Key legal fault lines for counsel

  • Preemption (Supremacy Clause): An executive order alone doesn't preempt state law; Congress must speak, or agencies must promulgate rules with delegated authority. Any preemption claim will likely rely on conflict preemption (impossibility or obstacle) rather than field preemption because there's no comprehensive federal AI statute. See an overview of the Supremacy Clause.
  • Conditional spending: The administration may try to tie grant eligibility to "cooperative" state AI policies. Conditions must be unambiguous, related to the federal interest, and not coercive. NFIB v. Sebelius (2012) limits coercion; South Dakota v. Dole permits modest conditions. Expect jousting over what counts as "related" in AI.
  • Anti-commandeering: The feds can't order states to legislate or enforce federal priorities. They can incentivize, but they can't conscript. Murphy v. NCAA and Printz still apply.
  • Dormant Commerce Clause: If state AI rules effectively regulate out-of-state conduct or create excessive burdens on interstate services, challengers will raise Pike-balancing claims. After Nat'l Pork Producers, extraterritoriality arguments are narrower, but documentation of in-state benefits matters.
  • Speech and disclosure: Labeling and transparency mandates can draw First Amendment scrutiny. The state will need evidence that disclosures are factual, not unduly burdensome, and advance concrete consumer protections.
  • Procedural due process: For enforcement that affects licenses, benefits, or access to markets, build notice-and-comment rulemaking, appeal rights, and clear standards into agency practice.

Why Polis's reform track matters

Adjusting the 2024 statute through targeted fixes helps undercut claims of vagueness and overbreadth.
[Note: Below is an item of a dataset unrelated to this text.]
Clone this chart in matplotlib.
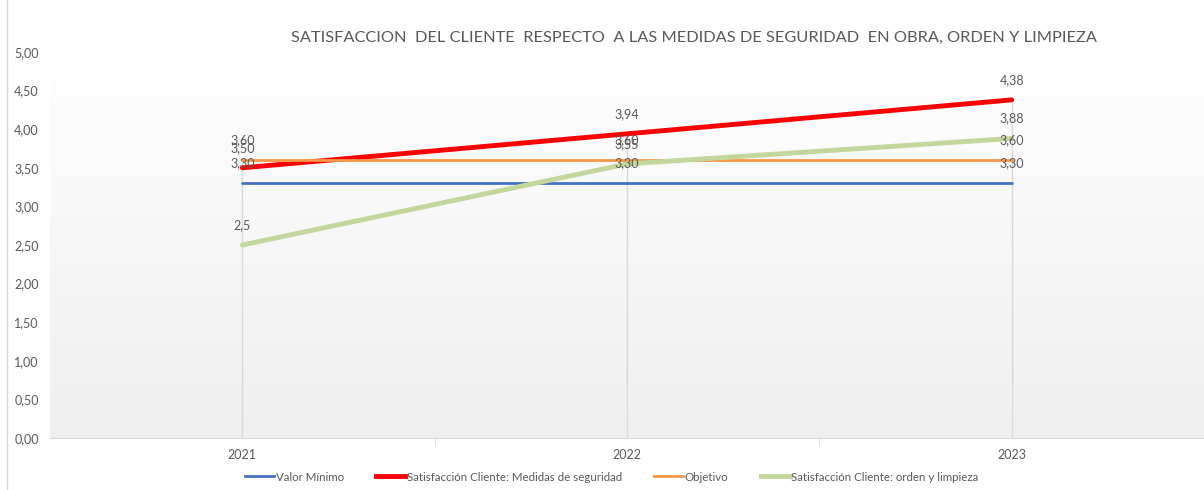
import numpy as np
import matplotlib
matplotlib.use("Agg")
import matplotlib.pyplot as plt
from matplotlib.lines import Line2D

plt.rcParams["font.family"] = ["Lato", "DejaVu Sans"]

years = ["2021", "2022", "2023"]
valor_minimo = [3.30, 3.30, 3.30]
medidas_seguridad = [3.50, 3.94, 4.38]
objetivo = [3.60, 3.60, 3.60]
orden_limpieza = [2.5, 3.55, 3.88]
orden_labels = ["2,5", "3,55", "3,88"]

series = [
    ("Valor Mínimo", valor_minimo, "#4472C4", 2.0, None),
    ("Satisfacción Cliente: Medidas de seguridad", medidas_seguridad, "#FF0000", 3.5, None),
    ("Objetivo", objetivo, "#F79646", 2.0, None),
    ("Satisfacción Cliente: orden y limpieza", orden_limpieza, "#C3D69B", 3.5, orden_labels),
]

text_color = "#595959"

fig = plt.figure(figsize=(12.04, 4.9), dpi=100)
ax = fig.add_axes([50 / 1204, 52 / 490, 1154 / 1204, 386 / 490])

# background gradient in plot area
grad = np.linspace(1.0, 0.0, 256).reshape(-1, 1)
ax.imshow(grad, extent=[-0.5, 2.5, 0, 5], aspect="auto", origin="lower",
          cmap=matplotlib.colors.LinearSegmentedColormap.from_list("g", ["#ffffff", "#efefef"]),
          zorder=0)

x = np.arange(len(years))
tops = np.max([s[1] for s in series], axis=0)
ax.vlines(x, 0, tops, color="#d9d9d9", lw=1, zorder=1)

for name, vals, color, lw, labels in series:
    ax.plot(x, vals, color=color, lw=lw, solid_capstyle="round", zorder=3)
    for i, v in enumerate(vals):
        lab = labels[i] if labels else f"{v:.2f}".replace(".", ",")
        ax.annotate(lab, (x[i], v), xytext=(0, 10), textcoords="offset points",
                    ha="center", va="bottom", fontsize=9, color=text_color, zorder=4)

ax.set_xlim(-0.5, 2.5)
ax.set_ylim(0, 5)
ax.set_yticks(np.arange(0, 5.01, 0.5))
ax.set_yticklabels([f"{v:.2f}".replace(".", ",") for v in np.arange(0, 5.01, 0.5)])
ax.set_xticks(x)
ax.set_xticklabels(years)
ax.set_xticks([0.5, 1.5], minor=True)
ax.tick_params(axis="x", which="major", length=0, pad=8, labelsize=9, labelcolor=text_color)
ax.tick_params(axis="x", which="minor", length=5, color="#d9d9d9", direction="out")
ax.tick_params(axis="y", length=0, pad=8, labelsize=9, labelcolor=text_color)
for side in ["top", "right", "left"]:
    ax.spines[side].set_visible(False)
ax.spines["bottom"].set_color("#d9d9d9")

fig.text(694 / 1204, 1 - 38 / 490,
         "SATISFACCION  DEL CLIENTE  RESPECTO  A LAS MEDIDAS DE SEGURIDAD  EN OBRA, ORDEN Y LIMPIEZA",
         ha="center", va="center", fontsize=11.8, color=text_color)

fig.add_artist(Line2D([7 / 1204, 7 / 1204], [0, 1], color="#d9d9d9", lw=1))

handles = [Line2D([0], [0], color=c, lw=lw) for _, _, c, lw, _ in series]
fig.legend(handles, [s[0] for s in series], loc="center", bbox_to_anchor=(612 / 1204, 1 - 477 / 490),
           ncol=4, frameon=False, fontsize=8.3, labelcolor=text_color, handlelength=2.5,
           handletextpad=0.15, columnspacing=2.8)

fig.savefig("out.png", dpi=100)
It also gives agencies cleaner authority to define "high-risk," set testing thresholds, and recognize recognized frameworks as compliance pathways.

That record will matter in any preliminary injunction fight. Courts will ask whether regulated entities had fair notice, whether compliance is feasible, and whether the public interest favors enforcement.

What to watch next

  • Grant guidance: OMB or cabinet agencies may issue grant conditions or clarifications. Track notice timelines and comment opportunities closely.
  • Early test cases: Expect trade associations or platforms to file in federal court seeking to enjoin specific provisions (e.g., algorithmic impact assessments or notice requirements).
  • Multistate alignment: If other states adopt similar frameworks, it weakens Dormant Commerce Clause claims and reduces compliance fragmentation.

Action steps for in-house and outside counsel

  • Map Colorado's definitions to your AI inventory: consequential decisions, data sources, risk scoring, and human-in-the-loop controls.
  • Draft a single risk management plan you can port to other states. Anchor it in NIST AI RMF concepts and document test protocols and fallback procedures.
  • Stand up disclosure playbooks: consumer notices, adverse action explanations, and regulator-facing reports. Keep templates short, factual, and verifiable.
  • Preserve evidence: version control for models, training data lineage, and sign-offs by product, legal, and ethics teams.
  • Prepare grant contingency plans: track funding streams potentially at issue, then assess exposure under any new federal conditions.

Bottom line

Colorado isn't retreating. The legal fight will turn on preemption and spending power-not raw politics-and well-drafted state rules with a solid administrative record will be harder to knock down.

For counsel, the move now is pragmatic compliance that can survive forum shifts. Tight definitions, auditable processes, and clear disclosures travel well, whether you're in Denver or federal court.